What if I cannot control the client to send an idempotency key?

Derive a deterministic key from the payload or source event. Combine stable fields like event ID, user ID, and a timestamp bucket. Store and compare. If a natural key exists in your domain, prefer that.

How do I handle steps that are not idempotent by nature?

Wrap them with checks. Before calling a non-idempotent API, read by key to see if a prior call completed. If the provider supports its own key, send it. If not, store your own record and only call once per key.

How do I balance throughput with dedupe?

Use a per-key concurrency fence. Allow broad parallelism across keys, but serialize work for the same key. Breyta’s explicit concurrency policy helps you make that trade-off per flow.

Do I still need retries if I build idempotency?

Yes. Retries and idempotency complement each other. Retries mask transient failures. Idempotency prevents duplicate effects when those retries occur, which aligns with the guidance that retries are mandatory and idempotency is what keeps them safe.

Where should I store large artifacts for replay?
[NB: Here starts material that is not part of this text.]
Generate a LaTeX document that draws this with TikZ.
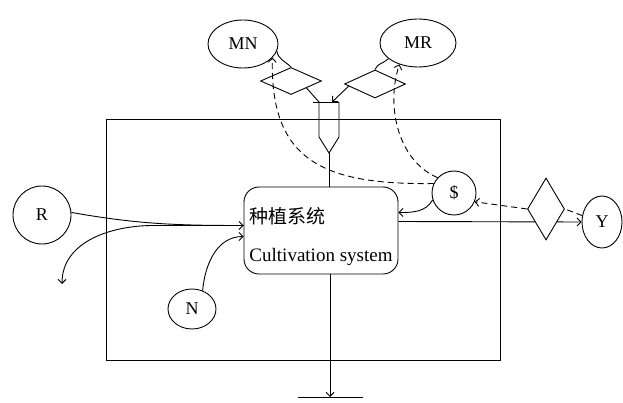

Persist large outputs as resources and pass compact references downstream. Breyta supports resource refs so runs stay inspectable without bloating state.

Closing thought

You cannot stop retries. You can make them safe. Use keys, conditional writes, deterministic IDs, and durable waits. Then use Breyta’s structure to run those patterns with clear history, approvals, and reliable orchestration for reliable workflows.